Trouble no longer the BHA foundation

20 August 2004

 

 

For a long time I thought its name was the TBHA - the Troubled Boston Housing Authority - because one rarely heard it otherwise. 1975: A federal judge puts the troubled Boston Housing Authority into court receivership. 1992: Construction fraud costs the troubled BHA $22 million. 1997: Heroin is rife in the troubled BHA's Old Colony development. 1999: Aggrieved minority residents sue the troubled BHA.

 

These days, however, it's back to just BHA. The scandals are gone, racial strife has subsided and the 64 public housing developments are getting cleaned up. Eight years into her term as the agency's administrator, Sandra Henriquez presides over a remarkable turnaround.

 

For decades, Boston's public housing had been a dumping ground. Mayors chose administrators for their political connections, patronage was common, and the bureaucracy was sclerotic and uncaring. Developments were squalid and rundown places where crime was rampant, racial tensions high and drugs everywhere. After Mayor Thomas Menino fired BHA administrator David Cortiella in 1994, the job remained open for two years as a search committee evaluated resumes, interviewed candidates, made offers - and then found itself, twice, turned down.

 

At the time, Henriquez was a partner in a private property management firm. She saw a newspaper ad and sent in a resume. After some early interviews, however, she withdrew. Friends had warned her it was a fool's mission: The job was too political and the bureaucracy would resist any efforts to reform.

 

Eventually she reconsidered. Politically unconnected, the first time she met Menino was when he interviewed her for the position. The mayor told her what she needed to hear: She would have both the time and the independence to get the job done.

 

He's been good to his word, she says. She is now the longest serving BHA administrator in recent memory. The reforms she immediately began pushing have started to bear fruit. Her revamped senior management team meets weekly to review all significant policy issues. She requires outside review of every contract she signs. Property management runs like a private business: customer-focused and with specific performance goals. She holds tenants responsible for their behavior, with a one-strike-and-you're-evicted policy for any who sell drugs or are involved in racially motivated incidents.

 

The progress is measurable. Each year the U.S. Department of Housing and Urban Development evaluates housing agencies across the country, ranking them on the basis of management competence, financial controls, physical condition and resident feedback. BHA's numbers have climbed steadily, going from a score of 78 in 2000 to a new high this year of 86.

 

One can see the improvements, most strikingly, in terms of race. In 1999, at the same time minority tenants were launching their lawsuit, the federal government accused the BHA of "systematic discrimination." Henriquez persuaded the city to settle the lawsuit and then embarked on a difficult effort to change the culture in Boston's public housing.

 

It worked. The number of civil rights complaints dropped from 288 in 2000 to a projected level of fewer than 100 for this year.

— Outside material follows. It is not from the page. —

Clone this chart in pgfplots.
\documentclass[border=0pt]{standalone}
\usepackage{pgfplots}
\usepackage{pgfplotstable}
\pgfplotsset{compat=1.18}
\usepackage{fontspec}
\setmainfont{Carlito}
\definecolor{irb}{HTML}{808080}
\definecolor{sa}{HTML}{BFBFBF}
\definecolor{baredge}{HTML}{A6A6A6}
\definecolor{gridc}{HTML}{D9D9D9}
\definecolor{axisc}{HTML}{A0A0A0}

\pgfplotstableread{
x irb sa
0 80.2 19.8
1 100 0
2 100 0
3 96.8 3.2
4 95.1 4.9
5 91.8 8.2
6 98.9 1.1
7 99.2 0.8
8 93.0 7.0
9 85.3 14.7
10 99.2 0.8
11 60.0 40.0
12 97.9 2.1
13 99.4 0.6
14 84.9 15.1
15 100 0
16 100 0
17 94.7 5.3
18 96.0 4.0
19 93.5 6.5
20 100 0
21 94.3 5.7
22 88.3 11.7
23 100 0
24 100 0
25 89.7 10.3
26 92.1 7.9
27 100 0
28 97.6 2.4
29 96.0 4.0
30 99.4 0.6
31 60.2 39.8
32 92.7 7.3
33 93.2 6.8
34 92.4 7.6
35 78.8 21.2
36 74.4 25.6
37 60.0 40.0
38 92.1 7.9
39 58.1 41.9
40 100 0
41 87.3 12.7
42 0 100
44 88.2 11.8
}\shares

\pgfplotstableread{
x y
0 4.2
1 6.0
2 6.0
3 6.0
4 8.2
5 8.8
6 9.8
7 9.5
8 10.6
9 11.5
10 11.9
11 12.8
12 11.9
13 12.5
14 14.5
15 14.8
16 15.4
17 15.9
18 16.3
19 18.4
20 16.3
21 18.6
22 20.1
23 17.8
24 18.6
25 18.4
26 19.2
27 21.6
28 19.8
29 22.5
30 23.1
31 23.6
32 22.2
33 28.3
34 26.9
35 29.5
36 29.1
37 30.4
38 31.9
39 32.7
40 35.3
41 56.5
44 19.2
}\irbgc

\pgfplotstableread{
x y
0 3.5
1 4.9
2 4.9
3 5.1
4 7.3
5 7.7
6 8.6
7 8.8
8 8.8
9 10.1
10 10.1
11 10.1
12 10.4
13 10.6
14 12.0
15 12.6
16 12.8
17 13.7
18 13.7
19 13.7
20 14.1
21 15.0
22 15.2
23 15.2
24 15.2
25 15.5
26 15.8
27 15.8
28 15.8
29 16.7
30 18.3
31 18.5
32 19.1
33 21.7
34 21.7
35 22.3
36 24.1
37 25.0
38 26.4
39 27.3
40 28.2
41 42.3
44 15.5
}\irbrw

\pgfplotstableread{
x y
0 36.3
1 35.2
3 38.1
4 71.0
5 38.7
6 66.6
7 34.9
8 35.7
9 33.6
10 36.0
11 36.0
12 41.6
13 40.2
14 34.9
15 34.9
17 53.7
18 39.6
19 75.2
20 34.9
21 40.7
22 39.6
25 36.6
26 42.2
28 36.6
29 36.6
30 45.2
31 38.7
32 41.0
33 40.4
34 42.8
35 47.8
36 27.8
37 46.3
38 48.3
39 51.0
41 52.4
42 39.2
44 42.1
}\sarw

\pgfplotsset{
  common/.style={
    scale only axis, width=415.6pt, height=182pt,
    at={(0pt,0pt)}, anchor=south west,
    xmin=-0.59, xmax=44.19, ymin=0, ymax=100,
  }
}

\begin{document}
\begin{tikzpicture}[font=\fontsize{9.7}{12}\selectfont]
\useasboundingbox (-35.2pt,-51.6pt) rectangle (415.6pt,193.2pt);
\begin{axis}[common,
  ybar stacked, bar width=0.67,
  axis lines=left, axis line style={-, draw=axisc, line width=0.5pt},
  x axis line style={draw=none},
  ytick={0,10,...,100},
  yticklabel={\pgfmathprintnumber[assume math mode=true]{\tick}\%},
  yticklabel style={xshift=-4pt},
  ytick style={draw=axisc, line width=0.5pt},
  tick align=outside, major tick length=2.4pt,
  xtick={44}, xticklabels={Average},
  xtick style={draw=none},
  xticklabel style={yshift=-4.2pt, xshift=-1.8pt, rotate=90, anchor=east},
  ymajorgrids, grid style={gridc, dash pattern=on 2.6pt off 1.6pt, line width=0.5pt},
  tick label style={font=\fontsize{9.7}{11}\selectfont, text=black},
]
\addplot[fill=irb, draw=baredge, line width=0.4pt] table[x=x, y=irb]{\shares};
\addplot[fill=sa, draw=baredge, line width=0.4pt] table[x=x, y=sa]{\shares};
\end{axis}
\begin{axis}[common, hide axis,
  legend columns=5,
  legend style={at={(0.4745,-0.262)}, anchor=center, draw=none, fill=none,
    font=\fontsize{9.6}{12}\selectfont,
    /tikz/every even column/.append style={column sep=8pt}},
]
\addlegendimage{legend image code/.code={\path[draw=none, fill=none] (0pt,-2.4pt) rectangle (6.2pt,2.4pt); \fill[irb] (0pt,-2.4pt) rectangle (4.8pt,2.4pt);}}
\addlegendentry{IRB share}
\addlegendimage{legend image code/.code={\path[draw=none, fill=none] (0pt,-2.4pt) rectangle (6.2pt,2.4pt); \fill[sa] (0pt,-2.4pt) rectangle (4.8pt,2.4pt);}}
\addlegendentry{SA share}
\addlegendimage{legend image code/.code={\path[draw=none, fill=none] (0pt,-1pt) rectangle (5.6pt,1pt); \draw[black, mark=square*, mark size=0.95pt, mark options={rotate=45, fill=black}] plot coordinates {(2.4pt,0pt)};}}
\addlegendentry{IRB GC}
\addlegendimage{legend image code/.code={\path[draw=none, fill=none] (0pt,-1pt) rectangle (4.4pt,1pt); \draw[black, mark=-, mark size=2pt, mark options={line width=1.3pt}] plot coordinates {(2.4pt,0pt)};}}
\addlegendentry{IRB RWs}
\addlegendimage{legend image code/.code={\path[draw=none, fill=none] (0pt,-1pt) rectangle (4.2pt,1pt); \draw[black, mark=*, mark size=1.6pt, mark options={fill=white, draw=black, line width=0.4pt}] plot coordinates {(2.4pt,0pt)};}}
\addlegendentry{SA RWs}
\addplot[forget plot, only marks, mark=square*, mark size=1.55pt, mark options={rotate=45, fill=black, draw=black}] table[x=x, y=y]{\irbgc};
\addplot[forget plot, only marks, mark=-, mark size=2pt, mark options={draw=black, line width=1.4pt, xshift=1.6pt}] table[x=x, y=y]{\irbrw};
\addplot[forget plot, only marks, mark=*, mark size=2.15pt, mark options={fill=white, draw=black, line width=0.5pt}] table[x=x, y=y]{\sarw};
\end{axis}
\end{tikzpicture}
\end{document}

By 2003, the plaintiffs and the federal government were praising the new BHA.

 

In fact, the BHA so effectively has turned around its reputation that this fall it will implement a new housing assignment policy, one that allows tenants to choose where they want to live. Most everyone has welcomed the reform. Yet just a few years ago, many would have denounced it as a subterfuge for resegregation.

 

None of this has come easy, nor is the agency anywhere close to perfection. Just 18 months ago, for example, in a move city officials branded as politically motivated, HUD blasted the BHA for the substandard quality of its developments. It launched a series of intrusive investigations. The relationship between HUD and the BHA soured. One HUD official labeled the BHA a "rogue agency."

 

"They weren't even talking to me anymore," Henriquez says.

 

The two agencies have since made peace. Indeed, the bright side of HUD's aggressive inquiries, Henriquez believes, is that they persuaded the feds that the BHA really has improved.

 

Henriquez loves her job, yet despite her successes she is frustrated. The BHA houses roughly 27,000 and administers Section 8 subsidies for another 25,000. If everyone now living in BHA developments somehow disappeared, she notes, their spots instantly could be filled from its waiting list. She has struggled to manage as federal budget reductions have forced layoffs. For lack of new money, she had to close the Section 8 waiting list. The remarkable HOPE VI program (which has remade three of the city's worst developments) has been eliminated.

 

Public housing, Henriquez says, makes tangible the idea that "we are our brother's keepers." Beset by budget cuts, she nevertheless has proven it possible to run a big city housing authority efficiently and well. What hurts is that she can't serve all those who need it.